#### What to work on:
Print all of the data exactly.

- - - -

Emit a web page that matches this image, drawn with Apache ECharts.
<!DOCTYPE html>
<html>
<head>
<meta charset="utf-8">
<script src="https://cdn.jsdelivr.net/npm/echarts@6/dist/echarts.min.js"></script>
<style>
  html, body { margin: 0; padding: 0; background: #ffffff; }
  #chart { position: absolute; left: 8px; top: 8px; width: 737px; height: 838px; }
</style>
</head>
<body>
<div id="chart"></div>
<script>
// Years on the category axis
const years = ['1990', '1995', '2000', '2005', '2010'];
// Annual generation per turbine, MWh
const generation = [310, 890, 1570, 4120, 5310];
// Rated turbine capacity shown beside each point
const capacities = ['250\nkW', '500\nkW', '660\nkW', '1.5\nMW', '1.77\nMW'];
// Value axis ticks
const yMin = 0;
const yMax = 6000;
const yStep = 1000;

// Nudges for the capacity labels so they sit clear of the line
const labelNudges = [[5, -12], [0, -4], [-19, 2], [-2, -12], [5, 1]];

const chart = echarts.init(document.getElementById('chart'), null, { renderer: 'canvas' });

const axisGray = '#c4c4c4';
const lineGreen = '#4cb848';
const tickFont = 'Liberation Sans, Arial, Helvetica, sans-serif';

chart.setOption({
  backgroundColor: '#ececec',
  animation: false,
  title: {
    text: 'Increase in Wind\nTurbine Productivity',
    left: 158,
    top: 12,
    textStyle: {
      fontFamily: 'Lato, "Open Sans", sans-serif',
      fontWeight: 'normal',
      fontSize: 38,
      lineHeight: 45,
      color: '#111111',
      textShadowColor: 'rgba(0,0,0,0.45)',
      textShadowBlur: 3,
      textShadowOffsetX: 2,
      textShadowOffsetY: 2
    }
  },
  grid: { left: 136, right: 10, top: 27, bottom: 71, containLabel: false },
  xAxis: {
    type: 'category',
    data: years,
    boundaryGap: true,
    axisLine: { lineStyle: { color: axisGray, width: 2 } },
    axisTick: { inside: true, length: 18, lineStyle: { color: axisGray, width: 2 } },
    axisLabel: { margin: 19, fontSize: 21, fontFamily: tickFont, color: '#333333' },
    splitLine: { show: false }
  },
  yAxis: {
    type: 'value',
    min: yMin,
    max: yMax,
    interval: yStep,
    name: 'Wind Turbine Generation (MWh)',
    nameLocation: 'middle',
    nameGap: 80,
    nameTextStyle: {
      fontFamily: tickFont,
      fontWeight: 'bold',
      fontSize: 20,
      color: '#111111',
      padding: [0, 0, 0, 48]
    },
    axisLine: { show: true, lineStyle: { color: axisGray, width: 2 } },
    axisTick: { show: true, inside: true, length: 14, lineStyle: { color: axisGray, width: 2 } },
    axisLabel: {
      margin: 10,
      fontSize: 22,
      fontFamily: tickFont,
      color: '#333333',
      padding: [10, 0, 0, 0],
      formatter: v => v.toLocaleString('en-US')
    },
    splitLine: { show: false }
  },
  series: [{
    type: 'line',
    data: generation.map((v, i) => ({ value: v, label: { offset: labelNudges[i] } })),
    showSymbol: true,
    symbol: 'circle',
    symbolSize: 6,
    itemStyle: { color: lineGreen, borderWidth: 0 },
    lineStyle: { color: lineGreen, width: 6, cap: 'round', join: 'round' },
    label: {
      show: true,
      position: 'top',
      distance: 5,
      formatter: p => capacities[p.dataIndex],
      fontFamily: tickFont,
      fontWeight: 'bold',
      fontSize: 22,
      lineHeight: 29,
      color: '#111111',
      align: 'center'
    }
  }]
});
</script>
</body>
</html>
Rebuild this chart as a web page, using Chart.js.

- - - -

#### Solved problem:
Emit a web page that matches this image, drawn with Apache ECharts.
<!DOCTYPE html>
<html>
<head>
<meta charset="utf-8">
<script src="https://cdn.jsdelivr.net/npm/echarts@6/dist/echarts.min.js"></script>
<style>
  html, body { margin: 0; padding: 0; background: #ffffff; }
  #chart { position: absolute; left: 8px; top: 8px; width: 737px; height: 838px; }
</style>
</head>
<body>
<div id="chart"></div>
<script>
// Years on the category axis
const years = ['1990', '1995', '2000', '2005', '2010'];
// Annual generation per turbine, MWh
const generation = [310, 890, 1570, 4120, 5310];
// Rated turbine capacity shown beside each point
const capacities = ['250\nkW', '500\nkW', '660\nkW', '1.5\nMW', '1.77\nMW'];
// Value axis ticks
const yMin = 0;
const yMax = 6000;
const yStep = 1000;

// Nudges for the capacity labels so they sit clear of the line
const labelNudges = [[5, -12], [0, -4], [-19, 2], [-2, -12], [5, 1]];

const chart = echarts.init(document.getElementById('chart'), null, { renderer: 'canvas' });

const axisGray = '#c4c4c4';
const lineGreen = '#4cb848';
const tickFont = 'Liberation Sans, Arial, Helvetica, sans-serif';

chart.setOption({
  backgroundColor: '#ececec',
  animation: false,
  title: {
    text: 'Increase in Wind\nTurbine Productivity',
    left: 158,
    top: 12,
    textStyle: {
      fontFamily: 'Lato, "Open Sans", sans-serif',
      fontWeight: 'normal',
      fontSize: 38,
      lineHeight: 45,
      color: '#111111',
      textShadowColor: 'rgba(0,0,0,0.45)',
      textShadowBlur: 3,
      textShadowOffsetX: 2,
      textShadowOffsetY: 2
    }
  },
  grid: { left: 136, right: 10, top: 27, bottom: 71, containLabel: false },
  xAxis: {
    type: 'category',
    data: years,
    boundaryGap: true,
    axisLine: { lineStyle: { color: axisGray, width: 2 } },
    axisTick: { inside: true, length: 18, lineStyle: { color: axisGray, width: 2 } },
    axisLabel: { margin: 19, fontSize: 21, fontFamily: tickFont, color: '#333333' },
    splitLine: { show: false }
  },
  yAxis: {
    type: 'value',
    min: yMin,
    max: yMax,
    interval: yStep,
    name: 'Wind Turbine Generation (MWh)',
    nameLocation: 'middle',
    nameGap: 80,
    nameTextStyle: {
      fontFamily: tickFont,
      fontWeight: 'bold',
      fontSize: 20,
      color: '#111111',
      padding: [0, 0, 0, 48]
    },
    axisLine: { show: true, lineStyle: { color: axisGray, width: 2 } },
    axisTick: { show: true, inside: true, length: 14, lineStyle: { color: axisGray, width: 2 } },
    axisLabel: {
      margin: 10,
      fontSize: 22,
      fontFamily: tickFont,
      color: '#333333',
      padding: [10, 0, 0, 0],
      formatter: v => v.toLocaleString('en-US')
    },
    splitLine: { show: false }
  },
  series: [{
    type: 'line',
    data: generation.map((v, i) => ({ value: v, label: { offset: labelNudges[i] } })),
    showSymbol: true,
    symbol: 'circle',
    symbolSize: 6,
    itemStyle: { color: lineGreen, borderWidth: 0 },
    lineStyle: { color: lineGreen, width: 6, cap: 'round', join: 'round' },
    label: {
      show: true,
      position: 'top',
      distance: 5,
      formatter: p => capacities[p.dataIndex],
      fontFamily: tickFont,
      fontWeight: 'bold',
      fontSize: 22,
      lineHeight: 29,
      color: '#111111',
      align: 'center'
    }
  }]
});
</script>
</body>
</html>
Rebuild this chart as a web page, using Chart.js.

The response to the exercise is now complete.